Many who were attracted to this last frontier came late in the nineteenth century or early in the twentieth and were immigrants from Eastern Europe. They took their place alongside Americans and Canadian, Scandinavian, and German immigrants in the region’s lumber camps, mines, and cities, and increasingly on its farms. Among the largest of these groups, Finns began to arrive around the turn of the twentieth century and worked in the mines and logging camps and on the docks. Economic depression and discrimination in the mines drove many Finns into farming. The Finnish farmstead was unique among others in the state, especially because of its ubiquitous backyard sauna. Yet farming the Cutover was essentially disappointing. The land was difficult to clear, the soils were often sandy or acidic, and the growing season was short. By the 1930s, agriculture was in retreat.
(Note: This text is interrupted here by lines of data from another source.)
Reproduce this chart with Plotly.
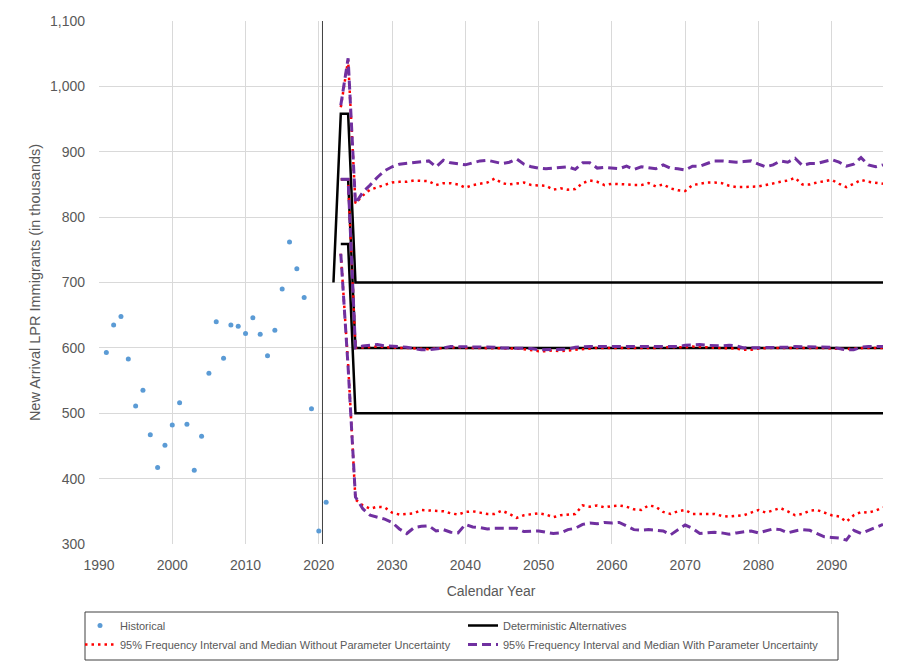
import plotly.graph_objects as go

# Historical new-arrival LPR immigrants (thousands)
hist_years = [1991, 1992, 1993, 1994, 1995, 1996, 1997, 1998, 1999, 2000,
              2001, 2002, 2003, 2004, 2005, 2006, 2007, 2008, 2009, 2010,
              2011, 2012, 2013, 2014, 2015, 2016, 2017, 2018, 2019, 2020, 2021]
hist_values = [593, 635, 648, 583, 511, 535, 467, 417, 451, 482,
               516, 483, 413, 465, 561, 640, 584, 635, 633, 622,
               646, 621, 588, 627, 690, 762, 721, 677, 507, 320, 364]

# Deterministic alternatives (high / intermediate / low)
det_high_years = [2022, 2023, 2024, 2025, 2097]
det_high_values = [700, 958, 958, 700, 700]
det_mid_years = [2023, 2024, 2025, 2097]
det_mid_values = [858, 858, 600, 600]
det_low_years = [2023, 2024, 2025, 2097]
det_low_values = [759, 759, 500, 500]

# Stochastic projection years
proj_years = list(range(2023, 2098))

# Without parameter uncertainty: upper 95%, median, lower 95%
np_upper = [968, 1040, 821,
            833, 842, 846, 850, 853, 854, 854, 856, 856, 855,
            849, 852, 852, 850, 845, 849, 851, 853, 859, 852,
            850, 852, 853, 849, 848, 848, 842, 844, 842, 843,
            852, 856, 854, 849, 851,
            851, 850, 849, 849, 852, 847, 850, 844, 841, 840,
            849, 851, 853, 853, 852, 848, 846, 846, 846, 847,
            849, 852, 854, 856, 860, 850, 850, 853, 855, 857,
            851, 846, 851, 857, 854, 852, 851]
np_median = [858, 858, 600,
             601, 601, 602, 601, 600, 600, 600, 599, 598, 598,
             599, 600, 600, 601, 600, 600, 600, 600, 600, 599,
             599, 599, 598, 596, 595, 595, 596, 595, 596, 598,
             599, 600, 600, 600, 600,
             600, 600, 600, 599, 600, 600, 601, 601, 600, 601,
             602, 602, 601, 600, 600, 600, 599, 597, 597, 599,
             600, 600, 600, 600, 600, 601, 600, 600, 600, 599,
             598, 598, 599, 600, 600, 600, 600]
np_lower = [744, 575, 368,
            359, 354, 357, 356, 348, 345, 346, 347, 352, 351,
            350, 350, 347, 345, 349, 350, 348, 346, 346, 351,
            346, 340, 344, 345, 347, 345, 341, 344, 345, 346,
            359, 357, 359, 356, 358,
            359, 357, 353, 352, 359, 357, 349, 346, 350, 352,
            346, 346, 346, 346, 343, 342, 343, 344, 348, 352,
            348, 351, 355, 350, 344, 346, 351, 352, 348, 344,
            342, 334, 344, 349, 348, 351, 356]

# With parameter uncertainty: upper 95%, median, lower 95%
wp_upper = [971, 1043, 821,
            838, 849, 861, 871, 877, 881, 882, 884, 885, 886,
            877, 887, 883, 882, 880, 883, 886, 887, 885, 882,
            884, 889, 881, 877, 875, 874, 875, 876, 877, 873,
            883, 883, 875, 876, 875,
            874, 878, 873, 877, 876, 874, 880, 875, 874, 872,
            878, 878, 882, 886, 886, 885, 884, 885, 886, 881,
            877, 880, 886, 884, 890, 879, 882, 882, 885, 888,
            884, 878, 881, 891, 880, 877, 880]
wp_median = [858, 858, 600,
             603, 604, 605, 603, 603, 602, 601, 599, 597, 597,
             598, 600, 602, 602, 602, 601, 601, 601, 601, 600,
             600, 600, 600, 599, 597, 597, 597, 597, 598, 601,
             602, 602, 602, 602, 602,
             601, 601, 601, 601, 601, 602, 602, 602, 602, 604,
             605, 605, 604, 603, 603, 604, 603, 600, 600, 600,
             600, 600, 600, 601, 602, 602, 602, 602, 602, 601,
             599, 597, 597, 601, 602, 602, 602]
wp_lower = [744, 570, 372,
            354, 344, 341, 338, 333, 323, 316, 325, 327, 328,
            320, 322, 318, 317, 330, 326, 325, 323, 324, 324,
            324, 324, 319, 319, 320, 318, 316, 317, 322, 324,
            330, 332, 331, 333, 332,
            333, 328, 322, 321, 322, 321, 320, 314, 322, 329,
            324, 316, 317, 318, 317, 315, 317, 318, 320, 317,
            320, 323, 322, 317, 320, 322, 321, 316, 311, 310,
            309, 306, 321, 316, 321, 325, 330]

divider_year = 2020.5

TXT = "#595959"
GRID = "#D9D9D9"
FONT = "Liberation Sans"
W, H = 902, 664


def joined(*parts):
    """Concatenate several line segments into one trace, separated by gaps."""
    out = []
    for k, p in enumerate(parts):
        if k:
            out.append(None)
        out.extend(p)
    return out


fig = go.Figure()

fig.add_trace(go.Scatter(
    x=hist_years, y=hist_values, mode="markers", name="Historical",
    marker=dict(color="#5B9BD5", size=5),
))

fig.add_trace(go.Scatter(
    x=joined(det_high_years, det_mid_years, det_low_years),
    y=joined(det_high_values, det_mid_values, det_low_values),
    mode="lines", name="Deterministic Alternatives",
    line=dict(color="black", width=2.5),
))

fig.add_trace(go.Scatter(
    x=joined(proj_years, proj_years, proj_years),
    y=joined(np_upper, np_median, np_lower),
    mode="lines",
    name="95% Frequency Interval and Median Without Parameter Uncertainty",
    line=dict(color="#FF0000", width=2.5, dash="2.5px,4px"),
))

fig.add_trace(go.Scatter(
    x=joined(proj_years, proj_years, proj_years),
    y=joined(wp_upper, wp_median, wp_lower),
    mode="lines",
    name="95% Frequency Interval and Median With Parameter Uncertainty",
    line=dict(color="#7030A0", width=3, dash="9px,5px"),
))

fig.add_shape(type="line", xref="x", yref="y domain",
              x0=divider_year, x1=divider_year, y0=0, y1=1,
              line=dict(color="#404040", width=1), layer="above")

# Pixel <-> paper conversion for items placed in the bottom margin
ml, mr, mt, mb = 99, 19, 21, 120
pw, ph = W - ml - mr, H - mt - mb


def px_x(p):
    return (p - ml) / pw


def px_y(p):
    return (H - mb - p) / ph


fig.add_shape(type="rect", xref="paper", yref="paper",
              x0=px_x(85), x1=px_x(838), y0=px_y(660), y1=px_y(612),
              line=dict(color="#404040", width=1), fillcolor="rgba(0,0,0,0)")

fig.update_layout(
    width=W, height=H,
    margin=dict(l=ml, r=mr, t=mt, b=mb, autoexpand=False),
    paper_bgcolor="white", plot_bgcolor="white",
    font=dict(family=FONT, color=TXT, size=14),
    xaxis=dict(
        range=[1990, 2097], tick0=1990, dtick=10,
        showgrid=True, gridcolor=GRID, gridwidth=1,
        zeroline=False, showline=False, ticks="",
        ticklabelstandoff=11,
        title=dict(text="Calendar Year", font=dict(size=14, color=TXT), standoff=14),
        tickfont=dict(size=14, color=TXT),
    ),
    yaxis=dict(
        range=[300, 1100], dtick=100, tickformat=",d",
        showgrid=True, gridcolor=GRID, gridwidth=1,
        zeroline=False, showline=False, ticks="",
        ticklabelstandoff=13,
        title=dict(text="New Arrival LPR Immigrants (in thousands)",
                   font=dict(size=14.5, color=TXT), standoff=5),
        tickfont=dict(size=14, color=TXT),
    ),
    legend=dict(
        orientation="h", xref="paper", yref="paper",
        x=px_x(80), y=px_y(611), xanchor="left", yanchor="top",
        entrywidth=338, entrywidthmode="pixels",
        bgcolor="rgba(0,0,0,0)", borderwidth=0,
        font=dict(size=11, color=TXT, family=FONT),
        itemwidth=30, traceorder="normal",
    ),
    showlegend=True,
)

fig.write_html("out.html")
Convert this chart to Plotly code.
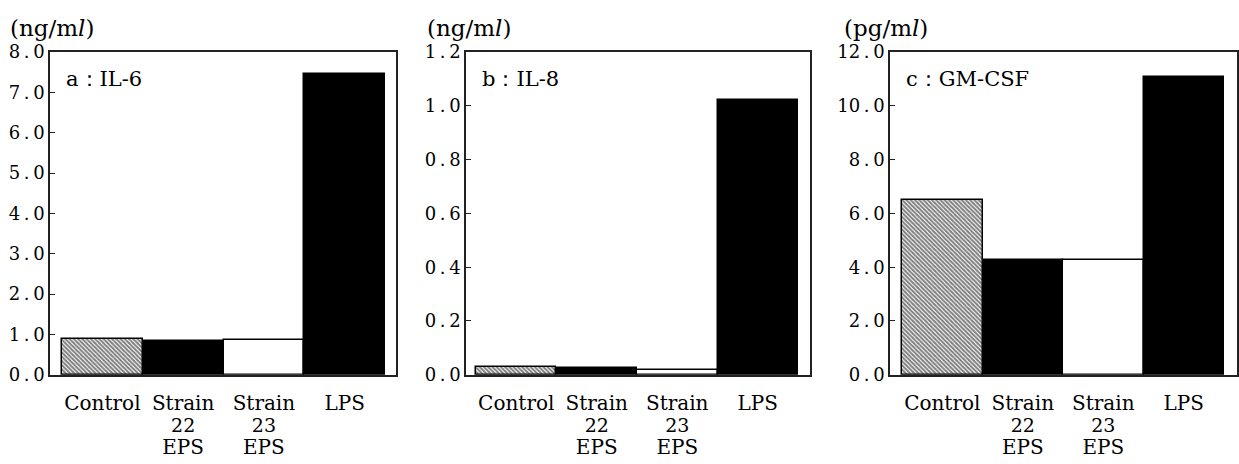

The promotion of agriculture was followed as early as the 1890s by the promotion of reforestation, but the movement got its greatest boost in the 1920s when tax delinquencies on abandoned agricultural and timberlands multiplied. Spurred by state legislation and facilitated by Great Depression–era work projects, the reforestation of northern Wisconsin began in earnest during the 1930s. By the 1960s, over two-thirds of northern Wisconsin was forested again.
Reforestation helped the region’s modern economy, which is based on recreation. As early as the 1880s, wealthy midwestern urbanites were coming to northern Wisconsin in search of “wilderness.” Elaborate Rustic resorts soon followed. The typical turn-of-the-twentieth-century resort consisted of a two-story main lodge built of local timber and fieldstone in a distinct Northwoods vernacular style along with, typically, five to ten cabins. Guests would often stay for a month or more. Almost all resorts at this time operated on the American Plan, providing everything from three square meals to cigars and fishing hooks. This changed with the widespread use of the automobile, the development of better roads, and the growth of the middle class. Beginning in the 1920s, housekeeping resorts began to replace their American Plan predecessors. Little in the way of activities or services was offered, and there was no primary social-meeting place, such as an elaborate main lodge. After World War II, private shoreline development for seasonal houses increased dramatically. In some parts of Vilas County, a center of an extensive recreational district, seasonal houses made up more than half of all the residential dwellings by the 1980s. This remains true in the twenty-first century.